Gleichzeitig aber erkenne ich auch, daß jenes Wesen, von dem ich abhängig bin,
das Höhere, das ich erstrebe, nicht nur als ein potentiales, sondern als ein
aktuales Unendliches in sich schließt, also Gott ist.
Die ganze
Kraft dieses Beweises liegt also darin, daß ich es für unmöglich erkenne, daß
ich so existiere, wie ich bin, mit der Vorstellung Gottes in mir, wenn Gott
nicht auch wirklich existierte, – derselbe Gott, dessen Vorstellung in
mir ist, der alle jene Vollkommenheiten besitzt, die ich nicht zu fassen,
sondern gewissermaßen nur mit meinen Gedanken zu berühren vermag; dem
gar kein Mangel anhaftet.
Nun habe ich
eine Gottesvorstellung. Ihre objektive Realität ist unendlich groß, also größer
als meine formale Realität. Sonach kann ich nicht die Ursache dieser
Vorstellung sein. Nur ein unendliches Wesen, Gott selbst kann die
Ursache sein: Gott existiert!«
Hieraus geht nun auch zur Genüge
hervor, daß dieser Gott nicht täuschen kann, denn das sehen wir ohne
weiteres ganz klar ein, daß Lug und Trug aus einem Mangel entspringen.
Doch bevor
ich dies eingehender prüfe, und in die anderen Wahrheiten, die sich daraus
ergeben, einzudringen suche, will ich noch ein wenig bei der Betrachtung Gottes
verweilen. Ich will seine Eigenschaften bei mir erwägen und die Schönheit
dieses unermeßlichen Lichtes, soweit mein geblendetes geistiges Auge es vermag,
anschauen und voll Bewunderung anbeten.
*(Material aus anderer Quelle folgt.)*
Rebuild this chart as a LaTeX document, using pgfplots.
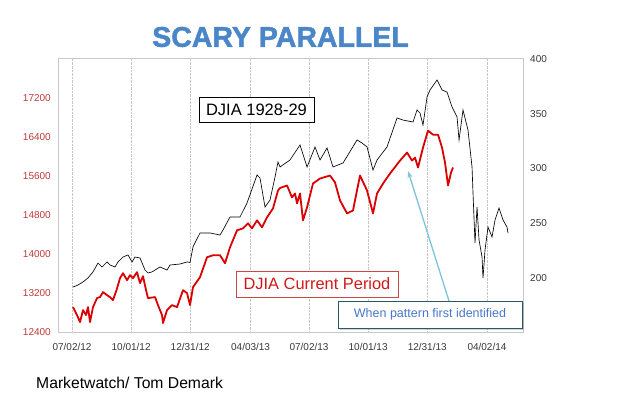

Wie nämlich unserem Glauben nach in der
bloßen Betrachtung der göttlichen Majestät die höchste Glückseligkeit des
jenseitigen Lebens besteht, so zeigt es sich, daß wir auch jetzt schon in
dieser selben, wenn auch noch viel unvollkommneren Betrachtung das höchste
Glück genießen können, dessen wir in diesem Leben fähig sind!